● Objective
Pictures are not part of the copy. Retype the lines from the first one through the line that contains "const creditText = '(Montealegre".

** START **

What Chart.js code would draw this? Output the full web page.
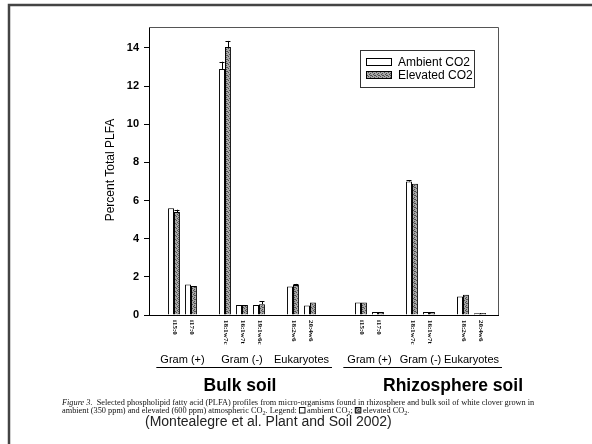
<!DOCTYPE html>
<html><head><meta charset="utf-8">
<script src="https://cdn.jsdelivr.net/npm/chart.js@4/dist/chart.umd.min.js"></script>
<style>html,body{margin:0;padding:0;background:#fff;}canvas{display:block;}</style>
</head><body>
<canvas id="c" width="592" height="444"></canvas>
<script>
// ---- data ----
const categories = ['i15:0','i17:0','','18:1w7c','16:1w7t','19:1w6c','','18:2w6','20:4w6','','','i15:0','i17:0','','18:1w7c','16:1w7t','','18:2w6','20:4w6'];
const ambient     = [5.6, 1.6, null, 12.9, 0.52, 0.52, null, 1.5, 0.5, null, null, 0.65, 0.16, null, 7.0, 0.16, null, 0.97, 0.09];
const elevated    = [5.4, 1.52, null, 14.05, 0.52, 0.57, null, 1.57, 0.66, null, null, 0.66, 0.16, null, 6.88, 0.16, null, 1.06, 0.1];
const ambientErr  = [0, 0, null, 0.38, 0, 0, null, 0, 0, null, null, 0, 0, null, 0.06, 0, null, 0, 0];
const elevatedErr = [0.12, 0, null, 0.32, 0, 0.14, null, 0.06, 0, null, null, 0, 0, null, 0, 0, null, 0, 0];
const seriesNames = ['Ambient CO2', 'Elevated CO2'];
const yTicks = [0, 2, 4, 6, 8, 10, 12, 14];
const yTitle = 'Percent Total PLFA';
const groupLabels = ['Gram (+)', 'Gram (-)', 'Eukaryotes', 'Gram (+)', 'Gram (-)', 'Eukaryotes'];
const groupRanges = [[0,1],[3,5],[7,8],[11,12],[14,15],[17,18]];
const soilLabels = ['Bulk soil', 'Rhizosphere soil'];
const captionLine1 = 'Selected phospholipid fatty acid (PLFA) profiles from micro-organisms found in rhizosphere and bulk soil of white clover grown in';
const creditText = '(Montealegre et al. Plant and Soil 2002)';

// ---- styles ----
const XMIN = -1.47, XMAX = 19.06;
function makePattern() {
  const p = document.createElement('canvas');
  p.width = 4; p.height = 4;
  const g = p.getContext('2d');
  g.fillStyle = '#a6a6a6'; g.fillRect(0, 0, 4, 4);
  g.fillStyle = '#4e4e4e';
  [[0,0],[2,1],[1,2],[3,3],[2,3]].forEach(([a, b]) => g.fillRect(a, b, 1, 1));
  return document.getElementById('c').getContext('2d').createPattern(p, 'repeat');
}
const hatch = makePattern();
const SANS = '"Liberation Sans", Arial, sans-serif';
const SERIF = '"Liberation Serif", "Times New Roman", serif';

function pts(arr) {
  const out = [];
  categories.forEach((c, i) => { if (c !== '' && arr[i] !== null) out.push({x: i, y: arr[i]}); });
  return out;
}

const extras = {
  id: 'extras',
  afterDatasetsDraw(chart) {
    const ctx = chart.ctx, ys = chart.scales.y;
    ctx.save();
    [ambientErr, elevatedErr].forEach((errs, di) => {
      const meta = chart.getDatasetMeta(di);
      const vals = di === 0 ? ambient : elevated;
      let k = 0;
      categories.forEach((c, i) => {
        if (c === '' || vals[i] === null) return;
        const el = meta.data[k++];
        if (!errs[i]) return;
        const top = ys.getPixelForValue(vals[i] + errs[i]);
        ctx.strokeStyle = '#000'; ctx.lineWidth = 1;
        ctx.beginPath();
        ctx.moveTo(Math.round(el.x) + 0.5, el.y); ctx.lineTo(Math.round(el.x) + 0.5, top);
        ctx.moveTo(el.x - 2.5, Math.round(top) + 0.5); ctx.lineTo(el.x + 2.5, Math.round(top) + 0.5);
        ctx.stroke();
      });
    });
    ctx.restore();
  },
  afterDraw(chart) {
    const ctx = chart.ctx, xs = chart.scales.x, ca = chart.chartArea;
    ctx.save();
    // plot box top/right
    ctx.strokeStyle = '#555'; ctx.lineWidth = 1;
    ctx.beginPath();
    ctx.moveTo(ca.left, ca.top + 0.5); ctx.lineTo(ca.right + 0.5, ca.top + 0.5); ctx.lineTo(ca.right + 0.5, ca.bottom);
    ctx.stroke();

    // y title
    ctx.fillStyle = '#000';
    ctx.font = '12px ' + SANS;
    ctx.textAlign = 'center'; ctx.textBaseline = 'middle';
    ctx.save(); ctx.translate(111, 170); ctx.rotate(-Math.PI / 2); ctx.fillText(yTitle, 0, 0); ctx.restore();

    // x category labels (rotated, reading top to bottom)
    ctx.font = 'bold 7px ' + SERIF;
    ctx.textAlign = 'left'; ctx.textBaseline = 'middle';
    categories.forEach((c, i) => {
      if (!c) return;
      const x = xs.getPixelForValue(i);
      ctx.save(); ctx.translate(x + 1, 320); ctx.rotate(Math.PI / 2); ctx.fillText(c, 0, 0); ctx.restore();
    });

    // group labels
    ctx.font = '11px ' + SANS;
    ctx.textAlign = 'center'; ctx.textBaseline = 'middle';
    const gx = groupRanges.map(r => (xs.getPixelForValue(r[0]) + xs.getPixelForValue(r[1])) / 2);
    groupLabels.forEach((g, i) => ctx.fillText(g, gx[i], 360));
    ctx.lineWidth = 1; ctx.strokeStyle = '#000';
    [[0, 2], [3, 5]].forEach(([a, b]) => {
      const l = gx[a] - ctx.measureText(groupLabels[a]).width / 2 - 4;
      const r = gx[b] + ctx.measureText(groupLabels[b]).width / 2 + 3;
      ctx.beginPath(); ctx.moveTo(l, 367.5); ctx.lineTo(r, 367.5); ctx.stroke();
    });

    // soil labels
    ctx.font = 'bold 17.5px ' + SANS;
    ctx.fillText(soilLabels[0], 240, 386);
    ctx.fillText(soilLabels[1], 453, 386);

    // legend
    ctx.strokeStyle = '#333'; ctx.lineWidth = 1;
    ctx.strokeRect(360.5, 50.5, 114, 37);
    const sw = [['#fff', 58], [hatch, 71]];
    sw.forEach(([f, y], i) => {
      ctx.fillStyle = f; ctx.fillRect(366, y, 26, 8);
      ctx.strokeStyle = '#000'; ctx.strokeRect(366.5, y + 0.5, 25, 7);
      ctx.fillStyle = '#000'; ctx.font = '12px ' + SANS; ctx.textAlign = 'left'; ctx.textBaseline = 'middle';
      ctx.fillText(seriesNames[i], 398, y + 4.5);
    });

    // caption
    const fs = 8.3;
    ctx.fillStyle = '#111'; ctx.textBaseline = 'alphabetic'; ctx.textAlign = 'left';
    let x = 62;
    ctx.font = 'italic ' + fs + 'px ' + SERIF;
    ctx.fillText('Figure 3.', x, 405); x += ctx.measureText('Figure 3.  ').width;
    ctx.font = fs + 'px ' + SERIF;
    ctx.fillText(captionLine1, x, 405);
    const runs = [['ambient (350 ppm) and elevated (600 ppm) atmospheric CO'], ['2', 'sub'], ['. Legend: '], ['', 'box0'], [' ambient CO'], ['2', 'sub'], ['; '], ['', 'box1'], [' elevated CO'], ['2', 'sub'], ['.']];
    x = 62; const yb = 413;
    runs.forEach(([t, k]) => {
      if (k === 'sub') {
        ctx.font = (fs * 0.75) + 'px ' + SERIF; ctx.fillText(t, x, yb + 1.5); x += ctx.measureText(t).width;
        ctx.font = fs + 'px ' + SERIF;
      } else if (k === 'box0' || k === 'box1') {
        ctx.fillStyle = k === 'box0' ? '#fff' : hatch; ctx.fillRect(x, yb - 6, 6, 6);
        ctx.strokeStyle = '#111'; ctx.strokeRect(x + 0.5, yb - 5.5, 5.5, 5.5);
        ctx.fillStyle = '#111'; x += 6;
      } else { ctx.fillText(t, x, yb); x += ctx.measureText(t).width; }
    });

    // credit
    ctx.font = '14px ' + SANS; ctx.fillStyle = '#222'; ctx.textAlign = 'left'; ctx.textBaseline = 'middle';
    ctx.fillText(creditText, 145, 422);

    // slide frame
    ctx.strokeStyle = '#444'; ctx.lineWidth = 2.5;
    ctx.beginPath(); ctx.moveTo(592, 5); ctx.lineTo(9, 5); ctx.lineTo(9, 444); ctx.stroke();
    ctx.restore();
  }
};

new Chart(document.getElementById('c'), {
  type: 'bar',
  data: {
    datasets: [
      { label: seriesNames[0], data: pts(ambient), backgroundColor: '#fff', borderColor: '#000', borderWidth: 1 },
      { label: seriesNames[1], data: pts(elevated), backgroundColor: hatch, borderColor: '#000', borderWidth: 1 }
    ]
  },
  options: {
    responsive: false, animation: false, devicePixelRatio: 1,
    categoryPercentage: 0.7, barPercentage: 1.0,
    layout: { padding: { top: 27, right: 94, left: 0, bottom: 0 } },
    plugins: { legend: { display: false }, tooltip: { enabled: false } },
    scales: {
      x: {
        type: 'linear', min: XMIN, max: XMAX, bounds: 'data', offset: false,
        grid: { display: false, offset: false },
        border: { display: true, color: '#000', width: 1 },
        ticks: { display: false },
        afterBuildTicks: s => { s.min = XMIN; s.max = XMAX; s.ticks = categories.map((c, i) => ({ value: i })); },
        afterFit: s => { s.height = 129; }
      },
      y: {
        min: 0, max: 15.1,
        afterBuildTicks: s => { s.ticks = yTicks.map(v => ({ value: v })); },
        grid: { drawOnChartArea: false, drawTicks: true, tickLength: 5, color: '#000' },
        border: { display: true, color: '#000', width: 1 },
        ticks: { color: '#000', padding: 5, font: { family: SANS, size: 11, weight: 'bold' } },
        afterFit: s => { s.width = 149; }
      }
    }
  },
  plugins: [extras]
});
</script>
</body></html>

** END **

● Solved problem
What Chart.js code would draw this? Output the full web page.
<!DOCTYPE html>
<html><head><meta charset="utf-8">
<script src="https://cdn.jsdelivr.net/npm/chart.js@4/dist/chart.umd.min.js"></script>
<style>html,body{margin:0;padding:0;background:#fff;}canvas{display:block;}</style>
</head><body>
<canvas id="c" width="592" height="444"></canvas>
<script>
// ---- data ----
const categories = ['i15:0','i17:0','','18:1w7c','16:1w7t','19:1w6c','','18:2w6','20:4w6','','','i15:0','i17:0','','18:1w7c','16:1w7t','','18:2w6','20:4w6'];
const ambient     = [5.6, 1.6, null, 12.9, 0.52, 0.52, null, 1.5, 0.5, null, null, 0.65, 0.16, null, 7.0, 0.16, null, 0.97, 0.09];
const elevated    = [5.4, 1.52, null, 14.05, 0.52, 0.57, null, 1.57, 0.66, null, null, 0.66, 0.16, null, 6.88, 0.16, null, 1.06, 0.1];
const ambientErr  = [0, 0, null, 0.38, 0, 0, null, 0, 0, null, null, 0, 0, null, 0.06, 0, null, 0, 0];
const elevatedErr = [0.12, 0, null, 0.32, 0, 0.14, null, 0.06, 0, null, null, 0, 0, null, 0, 0, null, 0, 0];
const seriesNames = ['Ambient CO2', 'Elevated CO2'];
const yTicks = [0, 2, 4, 6, 8, 10, 12, 14];
const yTitle = 'Percent Total PLFA';
const groupLabels = ['Gram (+)', 'Gram (-)', 'Eukaryotes', 'Gram (+)', 'Gram (-)', 'Eukaryotes'];
const groupRanges = [[0,1],[3,5],[7,8],[11,12],[14,15],[17,18]];
const soilLabels = ['Bulk soil', 'Rhizosphere soil'];
const captionLine1 = 'Selected phospholipid fatty acid (PLFA) profiles from micro-organisms found in rhizosphere and bulk soil of white clover grown in';
const creditText = '(Montealegre et al. Plant and Soil 2002)';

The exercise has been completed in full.